▸ TASK DETAILS
Print the listing below from its opening line through the line holding "hr_max = 126.55", both ends included.

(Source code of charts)

▬▬▬▬▬▬

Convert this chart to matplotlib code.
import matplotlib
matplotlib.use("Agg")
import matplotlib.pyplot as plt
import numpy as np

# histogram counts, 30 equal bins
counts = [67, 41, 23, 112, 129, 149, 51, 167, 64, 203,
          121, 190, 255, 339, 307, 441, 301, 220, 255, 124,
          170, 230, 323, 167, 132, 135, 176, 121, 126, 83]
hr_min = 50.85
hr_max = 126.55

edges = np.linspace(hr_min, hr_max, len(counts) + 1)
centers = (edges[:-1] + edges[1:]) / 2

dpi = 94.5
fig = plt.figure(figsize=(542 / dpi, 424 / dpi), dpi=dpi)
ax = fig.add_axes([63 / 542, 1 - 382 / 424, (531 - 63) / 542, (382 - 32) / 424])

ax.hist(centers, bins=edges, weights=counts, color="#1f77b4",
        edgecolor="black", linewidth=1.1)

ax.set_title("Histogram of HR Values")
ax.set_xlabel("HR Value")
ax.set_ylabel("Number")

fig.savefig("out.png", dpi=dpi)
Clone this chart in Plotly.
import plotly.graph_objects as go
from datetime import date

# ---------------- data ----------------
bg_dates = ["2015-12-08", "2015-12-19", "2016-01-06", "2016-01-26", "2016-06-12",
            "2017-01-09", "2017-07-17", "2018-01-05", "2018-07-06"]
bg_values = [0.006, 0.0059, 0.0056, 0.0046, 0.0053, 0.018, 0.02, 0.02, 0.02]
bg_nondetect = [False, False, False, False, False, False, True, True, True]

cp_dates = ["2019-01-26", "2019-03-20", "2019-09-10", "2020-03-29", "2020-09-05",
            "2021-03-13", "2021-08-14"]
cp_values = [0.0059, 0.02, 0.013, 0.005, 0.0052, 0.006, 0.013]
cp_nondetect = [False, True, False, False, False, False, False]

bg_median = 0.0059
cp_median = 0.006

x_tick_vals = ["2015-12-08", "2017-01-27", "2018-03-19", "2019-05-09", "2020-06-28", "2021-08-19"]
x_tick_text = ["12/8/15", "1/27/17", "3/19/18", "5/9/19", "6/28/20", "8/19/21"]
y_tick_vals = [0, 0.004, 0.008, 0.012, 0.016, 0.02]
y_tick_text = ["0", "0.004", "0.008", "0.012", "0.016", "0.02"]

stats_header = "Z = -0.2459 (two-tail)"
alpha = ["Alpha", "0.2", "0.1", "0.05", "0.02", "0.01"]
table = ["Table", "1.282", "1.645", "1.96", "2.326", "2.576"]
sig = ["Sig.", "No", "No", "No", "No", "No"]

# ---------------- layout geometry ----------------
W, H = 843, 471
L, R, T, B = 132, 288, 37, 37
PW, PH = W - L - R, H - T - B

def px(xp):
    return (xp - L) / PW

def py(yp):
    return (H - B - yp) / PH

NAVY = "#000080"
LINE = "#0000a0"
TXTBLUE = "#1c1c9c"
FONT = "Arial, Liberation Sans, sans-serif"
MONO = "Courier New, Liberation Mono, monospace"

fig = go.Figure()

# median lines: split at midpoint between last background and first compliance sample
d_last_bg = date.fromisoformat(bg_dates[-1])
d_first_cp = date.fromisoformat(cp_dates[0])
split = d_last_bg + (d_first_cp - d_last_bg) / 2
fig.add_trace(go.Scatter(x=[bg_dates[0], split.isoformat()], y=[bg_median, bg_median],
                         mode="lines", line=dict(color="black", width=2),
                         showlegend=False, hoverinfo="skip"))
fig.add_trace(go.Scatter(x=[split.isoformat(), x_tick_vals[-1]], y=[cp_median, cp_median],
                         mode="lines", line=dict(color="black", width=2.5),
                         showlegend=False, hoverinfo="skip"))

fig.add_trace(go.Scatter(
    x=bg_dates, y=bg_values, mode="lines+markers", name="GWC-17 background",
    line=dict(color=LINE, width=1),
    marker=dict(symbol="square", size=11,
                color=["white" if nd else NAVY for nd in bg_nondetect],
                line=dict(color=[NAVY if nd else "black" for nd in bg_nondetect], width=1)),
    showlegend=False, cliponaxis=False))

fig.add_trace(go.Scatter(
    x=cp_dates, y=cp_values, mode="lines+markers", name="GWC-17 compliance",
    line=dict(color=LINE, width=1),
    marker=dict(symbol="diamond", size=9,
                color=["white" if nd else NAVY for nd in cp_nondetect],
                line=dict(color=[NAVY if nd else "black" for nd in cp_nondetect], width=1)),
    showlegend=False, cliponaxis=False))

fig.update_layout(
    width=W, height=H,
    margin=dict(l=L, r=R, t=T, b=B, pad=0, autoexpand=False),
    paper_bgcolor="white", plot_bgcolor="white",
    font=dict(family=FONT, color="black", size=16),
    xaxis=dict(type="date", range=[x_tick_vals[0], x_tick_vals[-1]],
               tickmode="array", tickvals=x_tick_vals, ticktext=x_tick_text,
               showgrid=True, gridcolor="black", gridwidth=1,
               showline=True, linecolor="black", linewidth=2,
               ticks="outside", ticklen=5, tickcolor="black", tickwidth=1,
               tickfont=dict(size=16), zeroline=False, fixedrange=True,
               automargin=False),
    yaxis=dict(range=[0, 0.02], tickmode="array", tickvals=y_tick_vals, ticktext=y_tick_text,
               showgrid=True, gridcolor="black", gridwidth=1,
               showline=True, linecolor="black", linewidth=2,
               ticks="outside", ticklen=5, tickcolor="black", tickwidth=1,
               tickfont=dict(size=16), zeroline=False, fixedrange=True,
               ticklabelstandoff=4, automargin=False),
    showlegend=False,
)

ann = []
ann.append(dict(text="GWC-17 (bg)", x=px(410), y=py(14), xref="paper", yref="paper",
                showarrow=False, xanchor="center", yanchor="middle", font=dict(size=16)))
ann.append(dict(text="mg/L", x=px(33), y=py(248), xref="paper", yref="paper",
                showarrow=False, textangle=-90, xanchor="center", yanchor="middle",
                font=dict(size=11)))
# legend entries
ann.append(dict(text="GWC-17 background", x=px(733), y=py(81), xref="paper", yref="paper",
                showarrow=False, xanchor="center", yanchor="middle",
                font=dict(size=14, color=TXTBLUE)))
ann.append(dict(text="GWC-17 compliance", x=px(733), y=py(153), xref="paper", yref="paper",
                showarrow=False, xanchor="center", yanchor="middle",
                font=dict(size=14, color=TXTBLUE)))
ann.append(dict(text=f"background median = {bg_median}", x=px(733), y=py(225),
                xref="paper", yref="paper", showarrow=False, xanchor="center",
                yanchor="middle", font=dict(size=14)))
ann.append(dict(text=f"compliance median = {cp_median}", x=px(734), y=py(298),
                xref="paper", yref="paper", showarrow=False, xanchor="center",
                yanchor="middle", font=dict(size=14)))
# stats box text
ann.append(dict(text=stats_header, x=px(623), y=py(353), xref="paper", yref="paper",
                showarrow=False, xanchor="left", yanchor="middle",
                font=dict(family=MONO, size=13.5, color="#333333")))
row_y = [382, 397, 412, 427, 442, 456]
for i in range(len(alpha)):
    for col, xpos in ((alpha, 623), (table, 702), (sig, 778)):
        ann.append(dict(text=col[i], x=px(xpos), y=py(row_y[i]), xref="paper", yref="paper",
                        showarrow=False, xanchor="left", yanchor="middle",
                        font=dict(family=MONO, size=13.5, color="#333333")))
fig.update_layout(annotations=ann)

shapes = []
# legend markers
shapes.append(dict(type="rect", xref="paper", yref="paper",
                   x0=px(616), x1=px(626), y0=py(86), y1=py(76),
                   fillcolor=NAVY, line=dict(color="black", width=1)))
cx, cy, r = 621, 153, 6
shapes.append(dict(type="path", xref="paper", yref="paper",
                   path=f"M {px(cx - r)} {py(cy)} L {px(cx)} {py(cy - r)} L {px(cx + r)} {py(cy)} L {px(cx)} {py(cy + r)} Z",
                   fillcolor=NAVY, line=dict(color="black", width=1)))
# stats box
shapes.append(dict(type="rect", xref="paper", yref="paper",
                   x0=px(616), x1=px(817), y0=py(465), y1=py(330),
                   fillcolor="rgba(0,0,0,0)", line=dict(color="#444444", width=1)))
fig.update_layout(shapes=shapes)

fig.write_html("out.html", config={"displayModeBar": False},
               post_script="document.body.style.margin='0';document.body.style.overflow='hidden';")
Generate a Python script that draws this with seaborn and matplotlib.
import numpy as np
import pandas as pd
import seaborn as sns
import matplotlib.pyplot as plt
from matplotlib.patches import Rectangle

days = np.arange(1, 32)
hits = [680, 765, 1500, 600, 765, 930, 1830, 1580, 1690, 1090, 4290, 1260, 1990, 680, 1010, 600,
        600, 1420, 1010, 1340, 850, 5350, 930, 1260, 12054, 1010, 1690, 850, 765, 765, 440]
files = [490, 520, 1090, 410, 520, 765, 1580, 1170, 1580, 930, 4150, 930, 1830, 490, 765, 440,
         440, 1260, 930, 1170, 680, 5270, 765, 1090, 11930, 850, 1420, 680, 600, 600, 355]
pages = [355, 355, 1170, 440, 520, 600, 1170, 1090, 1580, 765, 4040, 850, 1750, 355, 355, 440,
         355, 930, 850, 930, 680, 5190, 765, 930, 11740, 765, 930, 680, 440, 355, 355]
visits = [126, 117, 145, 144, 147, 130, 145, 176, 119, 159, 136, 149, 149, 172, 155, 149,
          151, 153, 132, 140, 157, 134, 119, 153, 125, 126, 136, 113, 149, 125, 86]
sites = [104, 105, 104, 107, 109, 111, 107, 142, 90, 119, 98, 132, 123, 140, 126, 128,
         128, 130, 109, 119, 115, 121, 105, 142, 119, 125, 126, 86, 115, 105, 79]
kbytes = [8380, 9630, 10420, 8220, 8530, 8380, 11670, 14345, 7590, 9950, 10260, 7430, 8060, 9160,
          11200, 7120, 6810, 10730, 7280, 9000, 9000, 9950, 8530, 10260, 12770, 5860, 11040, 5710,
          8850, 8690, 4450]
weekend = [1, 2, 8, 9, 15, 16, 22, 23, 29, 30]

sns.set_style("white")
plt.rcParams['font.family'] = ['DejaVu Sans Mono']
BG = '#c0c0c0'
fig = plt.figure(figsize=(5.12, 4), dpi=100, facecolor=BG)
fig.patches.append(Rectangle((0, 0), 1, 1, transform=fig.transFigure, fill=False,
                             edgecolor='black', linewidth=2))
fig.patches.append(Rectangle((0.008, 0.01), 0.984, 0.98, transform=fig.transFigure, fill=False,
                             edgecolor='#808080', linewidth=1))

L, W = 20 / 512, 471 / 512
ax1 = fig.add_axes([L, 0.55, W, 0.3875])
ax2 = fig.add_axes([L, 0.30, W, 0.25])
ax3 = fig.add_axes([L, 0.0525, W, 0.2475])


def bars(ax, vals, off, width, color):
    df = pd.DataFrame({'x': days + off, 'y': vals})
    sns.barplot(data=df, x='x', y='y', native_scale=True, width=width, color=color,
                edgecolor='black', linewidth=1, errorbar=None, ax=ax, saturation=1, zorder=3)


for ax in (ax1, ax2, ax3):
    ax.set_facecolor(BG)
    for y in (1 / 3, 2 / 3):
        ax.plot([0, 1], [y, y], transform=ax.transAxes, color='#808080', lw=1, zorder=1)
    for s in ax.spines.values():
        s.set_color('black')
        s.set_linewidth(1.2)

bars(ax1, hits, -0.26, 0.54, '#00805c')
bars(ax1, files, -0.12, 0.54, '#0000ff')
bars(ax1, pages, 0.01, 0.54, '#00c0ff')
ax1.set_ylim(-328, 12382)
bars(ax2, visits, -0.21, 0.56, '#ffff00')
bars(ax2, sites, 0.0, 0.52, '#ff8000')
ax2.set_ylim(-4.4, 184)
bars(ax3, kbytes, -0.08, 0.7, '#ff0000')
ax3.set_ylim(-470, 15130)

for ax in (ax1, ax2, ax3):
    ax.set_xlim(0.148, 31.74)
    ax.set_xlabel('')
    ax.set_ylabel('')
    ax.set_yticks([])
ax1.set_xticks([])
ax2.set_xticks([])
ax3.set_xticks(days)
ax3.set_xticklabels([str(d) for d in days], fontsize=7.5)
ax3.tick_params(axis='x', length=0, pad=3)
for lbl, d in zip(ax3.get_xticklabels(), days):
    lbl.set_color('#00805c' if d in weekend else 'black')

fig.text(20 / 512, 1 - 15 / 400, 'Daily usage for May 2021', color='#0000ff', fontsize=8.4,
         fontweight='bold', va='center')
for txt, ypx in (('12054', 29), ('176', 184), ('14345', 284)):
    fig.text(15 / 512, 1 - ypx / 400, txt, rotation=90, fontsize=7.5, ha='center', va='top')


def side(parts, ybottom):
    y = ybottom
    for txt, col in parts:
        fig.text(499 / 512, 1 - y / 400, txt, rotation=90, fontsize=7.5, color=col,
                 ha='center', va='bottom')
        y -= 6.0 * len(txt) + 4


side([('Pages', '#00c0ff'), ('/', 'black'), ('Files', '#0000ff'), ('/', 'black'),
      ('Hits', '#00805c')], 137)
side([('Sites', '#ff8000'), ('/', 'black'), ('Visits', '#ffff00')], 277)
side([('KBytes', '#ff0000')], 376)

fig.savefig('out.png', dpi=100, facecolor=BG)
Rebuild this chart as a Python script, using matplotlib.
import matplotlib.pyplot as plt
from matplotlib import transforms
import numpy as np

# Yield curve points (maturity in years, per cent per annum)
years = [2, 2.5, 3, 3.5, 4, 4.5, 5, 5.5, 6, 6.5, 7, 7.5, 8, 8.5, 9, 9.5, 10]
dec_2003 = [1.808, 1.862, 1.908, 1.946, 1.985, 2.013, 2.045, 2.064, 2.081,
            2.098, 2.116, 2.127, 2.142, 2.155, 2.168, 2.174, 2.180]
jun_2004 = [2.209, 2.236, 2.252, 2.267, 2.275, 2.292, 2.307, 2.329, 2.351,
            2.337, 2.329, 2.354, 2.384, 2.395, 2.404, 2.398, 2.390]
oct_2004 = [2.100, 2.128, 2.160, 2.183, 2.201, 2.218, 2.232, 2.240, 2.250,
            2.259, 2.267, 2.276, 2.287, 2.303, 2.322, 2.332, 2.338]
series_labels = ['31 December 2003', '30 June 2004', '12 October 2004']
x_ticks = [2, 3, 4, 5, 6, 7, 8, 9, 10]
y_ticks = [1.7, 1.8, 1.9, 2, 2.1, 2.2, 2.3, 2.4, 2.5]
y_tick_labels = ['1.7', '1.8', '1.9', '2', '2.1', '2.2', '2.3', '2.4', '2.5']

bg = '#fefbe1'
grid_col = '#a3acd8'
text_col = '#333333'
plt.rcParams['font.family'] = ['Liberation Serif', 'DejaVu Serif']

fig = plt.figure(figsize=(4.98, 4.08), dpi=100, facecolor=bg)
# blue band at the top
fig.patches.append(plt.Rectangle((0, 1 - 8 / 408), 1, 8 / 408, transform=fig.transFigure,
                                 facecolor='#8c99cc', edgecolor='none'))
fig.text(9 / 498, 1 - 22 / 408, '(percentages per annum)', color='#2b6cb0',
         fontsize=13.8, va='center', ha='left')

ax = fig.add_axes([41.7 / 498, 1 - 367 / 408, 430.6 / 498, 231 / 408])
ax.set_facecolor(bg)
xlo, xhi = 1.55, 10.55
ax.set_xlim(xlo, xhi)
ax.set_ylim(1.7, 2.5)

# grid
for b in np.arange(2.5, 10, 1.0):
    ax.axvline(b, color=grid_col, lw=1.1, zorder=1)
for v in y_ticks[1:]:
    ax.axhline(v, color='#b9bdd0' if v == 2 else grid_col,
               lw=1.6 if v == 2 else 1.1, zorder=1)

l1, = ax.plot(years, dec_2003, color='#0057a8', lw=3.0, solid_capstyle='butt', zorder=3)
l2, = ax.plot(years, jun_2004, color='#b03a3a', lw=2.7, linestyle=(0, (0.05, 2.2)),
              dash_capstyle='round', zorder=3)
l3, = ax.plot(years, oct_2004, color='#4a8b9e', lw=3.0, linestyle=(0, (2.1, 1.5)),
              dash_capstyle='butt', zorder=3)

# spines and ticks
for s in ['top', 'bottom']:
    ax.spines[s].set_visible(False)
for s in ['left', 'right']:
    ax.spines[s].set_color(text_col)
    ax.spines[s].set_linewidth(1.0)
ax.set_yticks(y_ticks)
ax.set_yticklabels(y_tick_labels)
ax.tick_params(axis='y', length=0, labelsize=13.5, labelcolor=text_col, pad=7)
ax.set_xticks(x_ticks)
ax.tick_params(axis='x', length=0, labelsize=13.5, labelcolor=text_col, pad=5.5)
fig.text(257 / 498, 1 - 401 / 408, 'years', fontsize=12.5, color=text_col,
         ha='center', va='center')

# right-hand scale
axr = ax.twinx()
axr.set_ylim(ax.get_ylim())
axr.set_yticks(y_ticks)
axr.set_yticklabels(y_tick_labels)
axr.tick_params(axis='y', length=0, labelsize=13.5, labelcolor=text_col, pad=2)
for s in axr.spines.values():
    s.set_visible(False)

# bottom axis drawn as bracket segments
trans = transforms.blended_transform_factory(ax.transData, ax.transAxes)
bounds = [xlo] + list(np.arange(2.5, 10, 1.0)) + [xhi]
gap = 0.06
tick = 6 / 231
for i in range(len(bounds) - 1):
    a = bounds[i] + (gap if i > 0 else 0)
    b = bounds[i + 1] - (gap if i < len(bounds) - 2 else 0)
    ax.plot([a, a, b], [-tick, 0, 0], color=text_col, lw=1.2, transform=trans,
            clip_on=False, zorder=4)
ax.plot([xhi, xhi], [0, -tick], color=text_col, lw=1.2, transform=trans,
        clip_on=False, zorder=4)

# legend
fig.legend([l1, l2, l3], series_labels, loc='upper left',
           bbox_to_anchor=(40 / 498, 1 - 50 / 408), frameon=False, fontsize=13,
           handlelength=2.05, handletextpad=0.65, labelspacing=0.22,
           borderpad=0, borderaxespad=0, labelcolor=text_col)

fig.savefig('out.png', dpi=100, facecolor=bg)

▬▬▬▬▬▬

▸ WORKED SOLUTION
Convert this chart to matplotlib code.
import matplotlib
matplotlib.use("Agg")
import matplotlib.pyplot as plt
import numpy as np

# histogram counts, 30 equal bins
counts = [67, 41, 23, 112, 129, 149, 51, 167, 64, 203,
          121, 190, 255, 339, 307, 441, 301, 220, 255, 124,
          170, 230, 323, 167, 132, 135, 176, 121, 126, 83]
hr_min = 50.85
hr_max = 126.55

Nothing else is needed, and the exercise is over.